Core Lab: Human Brain Mapping in Normal and Patient Populations

Resting fMRI
Energy Estimates rendered on Cortical Surface

The Neuroimaging Research Core Lab is interested in utilizing multimodal imaging tools incorporating fMRI, DTI, perfusion imaging, cortical thinning, and other advanced MR imaging tools to explore various questions at the basic science, translational, and clinical levels.

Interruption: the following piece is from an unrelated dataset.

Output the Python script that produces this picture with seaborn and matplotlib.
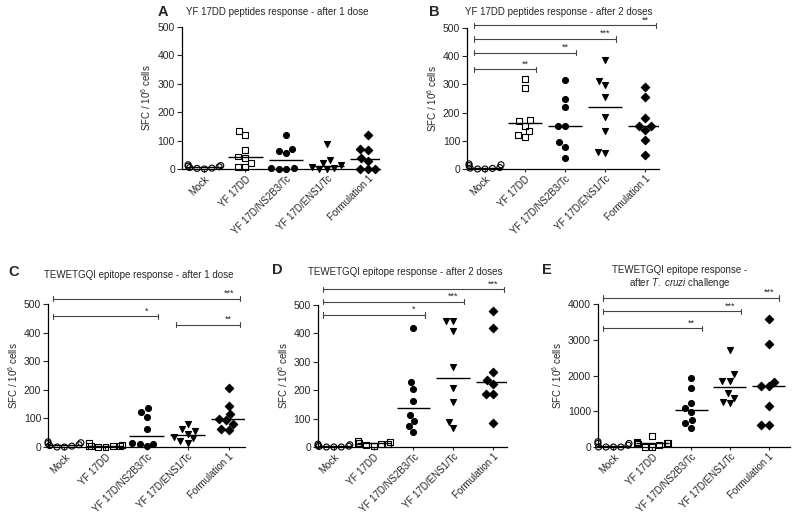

The lab specializes in research on behavior, cognition and emotion; neurobiology of disease; development, plasticity and repair; and neuronal circuits.

Basic Science Level

We are currently developing cognitive models of memory and reasoning, mapping neural substrates involved in cognitive processes such as working memory and reasoning, and validating these brain maps using patient populations such as stroke patients.

Translational

The laboratory is involved in characterizing brain plasticity changes in aging as well as in various patient populations such as Stroke/Vascular lesions, Brain tumor, Epilepsy, Alzheimer’s disease, Traumatic brain injury, as well as developing novel interventions toward recovery.

Specifically, the lab combines neuroimaging measures such as functional magnetic resonance imaging (fMRI), diffusion tensor imaging (DTI), and other advanced neuroimaging as well as behavioral measures to identify prognostic factors that predict functional recovery, identify adaptive and maladaptive networks that contribute to functional recovery, and identify a critical time window for intervention in these patients. Our lab, in collaborations with Justin Williams’ Lab and TCNL, is developing Brain-Computer Interface (BCI) as well as cranial nerve noninvasive neuromodulation technologies as rehabilitation treatments for patients, which will lead to faster and more optimal levels of recovery.

Clinical

fMRI/DTI is an exciting tool that is being developed for clinical use. fMRI and DTI are used for pre-surgical brain mapping prior to the resection of brain tumors, vascular lesions, and epilepsy surgery. Brain mapping identifies functional structures involved in language, memory, vision, and sensorimotor processes to avoid during treatment. The Neuroimaging Research Core Lab is interested in further developing these tools for clinical use along with FMRI/EEG for seizure localization and FMRI/TMS for validation of brain mapping.